Structural and magnetic properties of Ba$_{1-x}$Na$_x$Fe$_2$As$_2$

Iron pnictides have attracted significant intrigue because of their astonishing superconducting properties in a large number of materials that support chemical substitutions at literally every site. Of particular interest is AFe2As2 (A$=$ Ba, Sr, Ca) in which hole or electron-doping is achieved by chemical substitution of alkaline or transition metal elements at the Ba and Fe sites, respectively. Nominally isovalent P substitutions for As have also been achieved producing a phase diagram remarkably similar to the electron- or hole-doped diagrams. A universal picture has emerged: a spin density wave region is stable at low substitution levels in which the Fe magnetic moments are aligned antiferromagnetically along the a- and c-axes and ferromagnetically in the direction of the b-axis.
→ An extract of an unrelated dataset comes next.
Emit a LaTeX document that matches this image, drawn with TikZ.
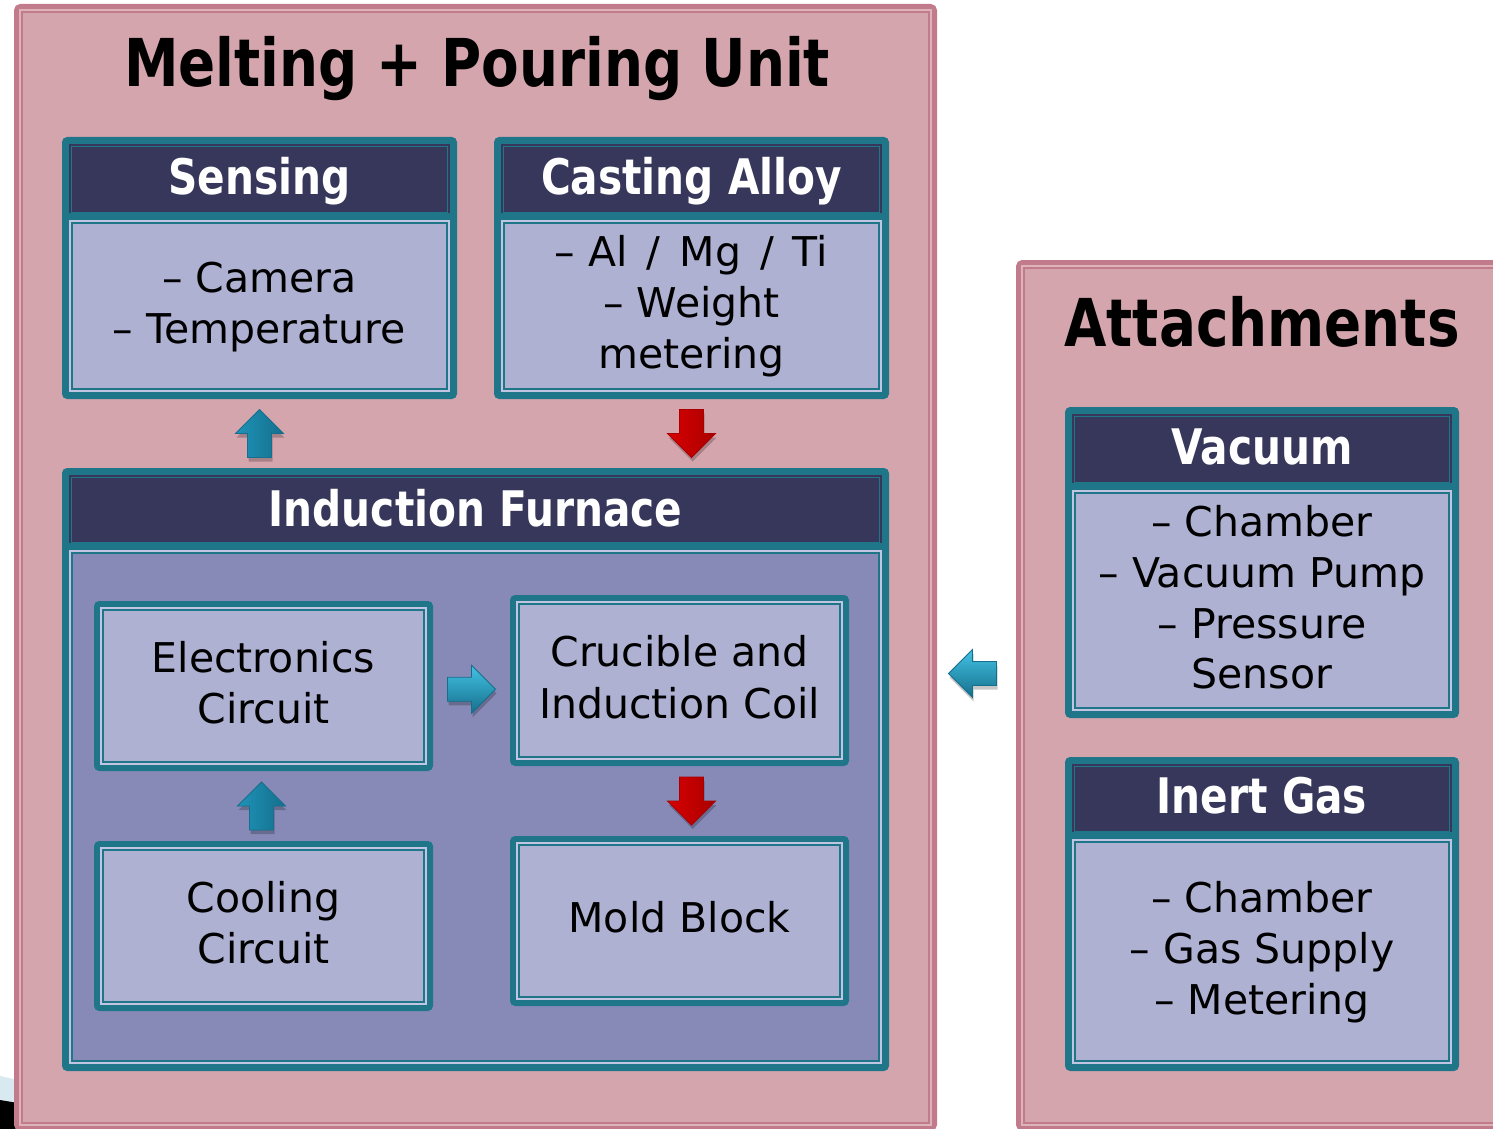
\documentclass[tikz,border=0pt]{standalone}
\usepackage{fontspec}
\setmainfont{DejaVu Sans}
\newfontfamily\hdrfont[FakeStretch=0.83]{DejaVu Sans Bold}
\usetikzlibrary{calc}

\definecolor{pinkfill}{HTML}{D5A5AE}
\definecolor{rose}{HTML}{C27B8A}
\definecolor{pinklight}{HTML}{DDB3BB}
\definecolor{tealb}{HTML}{1F7689}
\definecolor{darkhdr}{HTML}{36375A}
\definecolor{bodyfill}{HTML}{AEB1D2}
\definecolor{bodyline}{HTML}{C2C5E2}
\definecolor{furnfill}{HTML}{878AB7}
\definecolor{abluel}{HTML}{43C2E4}
\definecolor{ablue}{HTML}{1E93B8}
\definecolor{abluedark}{HTML}{156F8C}
\definecolor{aredl}{HTML}{FF2A2A}
\definecolor{ared}{HTML}{D80000}
\definecolor{areddark}{HTML}{A80000}
\definecolor{fragblue}{HTML}{D9E9F0}

% panel: name, x1, y1, x2, y2 (outer edges)
\newcommand\panelbox[5]{%
  \node[panelnode, anchor=north west, minimum width={#4-#2-5}, minimum height={#5-#3-5}] (#1) at ({#2+2.5},{#3+2.5}) {};
  \draw[pinklight, line width=2] ({#2+6},{#3+6}) rectangle ({#4-6},{#5-6});
  \draw[rose, line width=2] ({#2+8},{#3+8}) rectangle ({#4-8},{#5-8});
}
% headed box: name, x1, y1, x2, y2, body colour, header bottom
\newcommand\headbox[7]{%
  \node[tealnode, anchor=north west, minimum width={#4-#2}, minimum height={#5-#3}] (#1) at (#2,#3) {};
  \fill[darkhdr] ({#2+7},{#3+7}) rectangle ({#4-7},{#7});
  \draw[tealb, line width=1.5] ({#2+9.5},{#3+9.5}) rectangle ({#4-9.5},{#7});
  \fill[bodyline] ({#2+7},{#7+7}) rectangle ({#4-7},{#5-7});
  \draw[tealb, line width=2, fill=#6] ({#2+10},{#7+10}) rectangle ({#4-10},{#5-10});
}
% simple box: name, x1, y1, x2, y2
\newcommand\simplebox[5]{%
  \node[tealnode, anchor=north west, minimum width={#4-#2}, minimum height={#5-#3}] (#1) at (#2,#3) {};
  \fill[bodyline] ({#2+6},{#3+6}) rectangle ({#4-6},{#5-6});
  \draw[tealb, line width=2, fill=bodyfill] ({#2+9},{#3+9}) rectangle ({#4-9},{#5-9});
}
% block arrow: coordinate, rotation, style
\newcommand\blockarrow[3]{%
  \fill[black, opacity=.22, shift={($(#1)+(1,4)$)}, rotate=#2]
    (-24,-12) -- (0,-12) -- (0,-24) -- (24,0) -- (0,24) -- (0,12) -- (-24,12) -- cycle;
  \path[#3, shift={(#1)}, rotate=#2]
    (-24,-12) -- (0,-12) -- (0,-24) -- (24,0) -- (0,24) -- (0,12) -- (-24,12) -- cycle;
}

\begin{document}
\begin{tikzpicture}[x=1pt, y=-1pt,
  panelnode/.style={draw=rose, line width=5, fill=pinkfill, rounded corners=4, inner sep=0, outer sep=0},
  tealnode/.style={fill=tealb, rounded corners=5, inner sep=0, outer sep=0},
  titletext/.style={font=\hdrfont\fontsize{66}{72}\selectfont, text=black, inner sep=0},
  hdrtext/.style={font=\hdrfont\fontsize{49}{56}\selectfont, text=white, inner sep=0},
  bodytext/.style={font=\fontsize{41}{51}\selectfont, text=black, inner sep=0},
  bluearrowV/.style={draw=abluedark, line width=0.8, left color=ablue, middle color=abluel, right color=abluedark},
  bluearrowH/.style={draw=abluedark, line width=0.8, top color=abluel, middle color=ablue, bottom color=abluedark},
  redarrowV/.style={draw=areddark, line width=0.8, left color=ared, middle color=aredl, right color=areddark}
]
\useasboundingbox (0,0) rectangle (1493,1129);
\clip (0,0) rectangle (1493,1129);
\fill[white] (0,0) rectangle (1493,1129);

% fragment bottom-left
\fill[fragblue] (0,1076) -- (18,1080) -- (18,1129) -- (0,1129) -- cycle;
\fill[black] (0,1100) -- (18,1103) -- (18,1129) -- (0,1129) -- cycle;

% panels
\panelbox{main}{14}{4}{937}{1131}
\panelbox{att}{1016}{260}{1520}{1131}

\node[titletext, anchor=base] (mtitle) at (477,87) {Melting + Pouring Unit};
\node[titletext, anchor=base] (atitle) at (1262,346) {Attachments};

% boxes
\headbox{sens}{62}{137}{457}{399}{bodyfill}{213}
\headbox{cast}{494}{137}{889}{399}{bodyfill}{213}
\headbox{furn}{62}{468}{889}{1071}{furnfill}{543}
\simplebox{elec}{94}{601}{433}{771}
\simplebox{cruc}{510}{595}{849}{766}
\simplebox{cool}{94}{841}{433}{1011}
\simplebox{mold}{510}{836}{849}{1006}
\headbox{vac}{1065}{407}{1459}{718}{bodyfill}{483}
\headbox{inert}{1065}{757}{1459}{1071}{bodyfill}{832}

% headers
\node[hdrtext, anchor=base] (sensH) at (259.5,194) {Sensing};
\node[hdrtext, anchor=base] (castH) at (691.5,194) {Casting Alloy};
\node[hdrtext, anchor=base] (furnH) at (475.5,526) {Induction Furnace};
\node[hdrtext, anchor=base] (vacH) at (1262,464) {Vacuum};
\node[hdrtext, anchor=base] (inertH) at (1262,813) {Inert Gas};

% body texts
\node[bodytext, anchor=base] (sens1) at (259.5,292.5) {– Camera};
\node[bodytext, anchor=base] (sens2) at (259.5,343) {– Temperature};
\node[bodytext, anchor=base] (cast1) at (691.5,266) {– Al\hskip19pt/\hskip19pt Mg\hskip19pt/\hskip19pt Ti};
\node[bodytext, anchor=base] (cast2) at (691.5,317) {– Weight};
\node[bodytext, anchor=base] (cast3) at (691.5,368) {metering};
\node[bodytext, anchor=base] (elec1) at (263.5,672) {Electronics};
\node[bodytext, anchor=base] (elec2) at (263.5,723) {Circuit};
\node[bodytext, anchor=base] (cruc1) at (679.5,666) {Crucible and};
\node[bodytext, anchor=base] (cruc2) at (679.5,718) {Induction Coil};
\node[bodytext, anchor=base] (cool1) at (263.5,912) {Cooling};
\node[bodytext, anchor=base] (cool2) at (263.5,963) {Circuit};
\node[bodytext, anchor=base] (mold1) at (679.5,932) {Mold Block};
\node[bodytext, anchor=base] (vac1) at (1262,536) {– Chamber};
\node[bodytext, anchor=base] (vac2) at (1262,587) {– Vacuum Pump};
\node[bodytext, anchor=base] (vac3) at (1262,638) {– Pressure};
\node[bodytext, anchor=base] (vac4) at (1262,688.5) {Sensor};
\node[bodytext, anchor=base] (inert1) at (1262,912) {– Chamber};
\node[bodytext, anchor=base] (inert2) at (1262,963) {– Gas Supply};
\node[bodytext, anchor=base] (inert3) at (1262,1014) {– Metering};

% connectors (block arrows)
\coordinate (a1) at ($(sens.south)!0.5!(sens.south |- furn.north)$);
\coordinate (a2) at ($(cast.south)!0.5!(cast.south |- furn.north)$);
\coordinate (a3) at ($(elec.east)!0.5!(cruc.west)+(0,6)$);
\coordinate (a4) at ($(elec.south)!0.5!(cool.north)+(-2,0)$);
\coordinate (m5) at ($(cruc.south)!0.5!(mold.north)$);
\coordinate (a5) at (cast.south |- m5);
\coordinate (m6a) at (main.east |- cruc.center);
\coordinate (m6b) at (att.west |- cruc.center);
\coordinate (a6) at ($(m6a)!0.5!(m6b)+(-4,-7)$);

\blockarrow{a1}{90}{bluearrowV}
\blockarrow{a2}{-90}{redarrowV}
\blockarrow{a3}{0}{bluearrowH}
\blockarrow{a4}{90}{bluearrowV}
\blockarrow{a5}{-90}{redarrowV}
\blockarrow{a6}{180}{bluearrowH}
\end{tikzpicture}
\end{document}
With increased substitution, the magnetic structure progressively loses strength to a point where it's suppressed in favor of superconductivity usually extending over a broad substitution range to form a superconducting dome. In these 122 systems, samples with compositions in the crossover region have been demonstrated by neutron diffraction and other techniques to allow the microscopic coexistence of both magnetism and superconductivity. I will present insights on the structural and magnetic properties of the Ba$_{1-x}$Na$_{x}$Fe$_{2}$As$_{2}$ system and discuss the results in a general context.